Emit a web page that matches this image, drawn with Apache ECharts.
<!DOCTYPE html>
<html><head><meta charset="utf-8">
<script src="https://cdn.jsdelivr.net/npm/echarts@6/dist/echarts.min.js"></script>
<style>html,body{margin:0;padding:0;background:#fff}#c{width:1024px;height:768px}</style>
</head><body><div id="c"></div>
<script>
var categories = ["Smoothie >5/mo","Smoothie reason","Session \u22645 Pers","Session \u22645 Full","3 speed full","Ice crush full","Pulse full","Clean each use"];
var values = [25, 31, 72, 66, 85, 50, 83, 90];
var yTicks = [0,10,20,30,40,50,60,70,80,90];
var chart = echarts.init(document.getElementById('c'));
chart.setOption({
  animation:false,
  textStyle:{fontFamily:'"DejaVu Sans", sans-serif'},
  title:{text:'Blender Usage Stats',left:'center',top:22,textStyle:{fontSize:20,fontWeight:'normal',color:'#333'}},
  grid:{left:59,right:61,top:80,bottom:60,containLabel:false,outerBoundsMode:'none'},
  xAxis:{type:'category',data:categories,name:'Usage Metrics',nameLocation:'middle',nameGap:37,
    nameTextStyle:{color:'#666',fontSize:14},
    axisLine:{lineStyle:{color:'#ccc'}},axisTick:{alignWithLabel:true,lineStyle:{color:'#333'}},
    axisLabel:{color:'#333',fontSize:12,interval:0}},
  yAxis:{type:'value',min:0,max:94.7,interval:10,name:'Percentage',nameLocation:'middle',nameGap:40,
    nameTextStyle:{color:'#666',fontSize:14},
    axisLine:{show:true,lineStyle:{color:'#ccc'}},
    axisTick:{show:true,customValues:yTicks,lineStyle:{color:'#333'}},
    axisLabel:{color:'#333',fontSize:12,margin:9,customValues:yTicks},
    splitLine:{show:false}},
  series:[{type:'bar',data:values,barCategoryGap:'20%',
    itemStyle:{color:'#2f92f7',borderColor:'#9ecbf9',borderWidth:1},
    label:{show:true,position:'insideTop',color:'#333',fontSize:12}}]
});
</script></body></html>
☆ ☆ ☆ ☆
**WHAT IS EXPECTED**
Return all the data above once more, precisely as given.

**WRITTEN ANSWER**
Emit a web page that matches this image, drawn with Apache ECharts.
<!DOCTYPE html>
<html><head><meta charset="utf-8">
<script src="https://cdn.jsdelivr.net/npm/echarts@6/dist/echarts.min.js"></script>
<style>html,body{margin:0;padding:0;background:#fff}#c{width:1024px;height:768px}</style>
</head><body><div id="c"></div>
<script>
var categories = ["Smoothie >5/mo","Smoothie reason","Session \u22645 Pers","Session \u22645 Full","3 speed full","Ice crush full","Pulse full","Clean each use"];
var values = [25, 31, 72, 66, 85, 50, 83, 90];
var yTicks = [0,10,20,30,40,50,60,70,80,90];
var chart = echarts.init(document.getElementById('c'));
chart.setOption({
  animation:false,
  textStyle:{fontFamily:'"DejaVu Sans", sans-serif'},
  title:{text:'Blender Usage Stats',left:'center',top:22,textStyle:{fontSize:20,fontWeight:'normal',color:'#333'}},
  grid:{left:59,right:61,top:80,bottom:60,containLabel:false,outerBoundsMode:'none'},
  xAxis:{type:'category',data:categories,name:'Usage Metrics',nameLocation:'middle',nameGap:37,
    nameTextStyle:{color:'#666',fontSize:14},
    axisLine:{lineStyle:{color:'#ccc'}},axisTick:{alignWithLabel:true,lineStyle:{color:'#333'}},
    axisLabel:{color:'#333',fontSize:12,interval:0}},
  yAxis:{type:'value',min:0,max:94.7,interval:10,name:'Percentage',nameLocation:'middle',nameGap:40,
    nameTextStyle:{color:'#666',fontSize:14},
    axisLine:{show:true,lineStyle:{color:'#ccc'}},
    axisTick:{show:true,customValues:yTicks,lineStyle:{color:'#333'}},
    axisLabel:{color:'#333',fontSize:12,margin:9,customValues:yTicks},
    splitLine:{show:false}},
  series:[{type:'bar',data:values,barCategoryGap:'20%',
    itemStyle:{color:'#2f92f7',borderColor:'#9ecbf9',borderWidth:1},
    label:{show:true,position:'insideTop',color:'#333',fontSize:12}}]
});
</script></body></html>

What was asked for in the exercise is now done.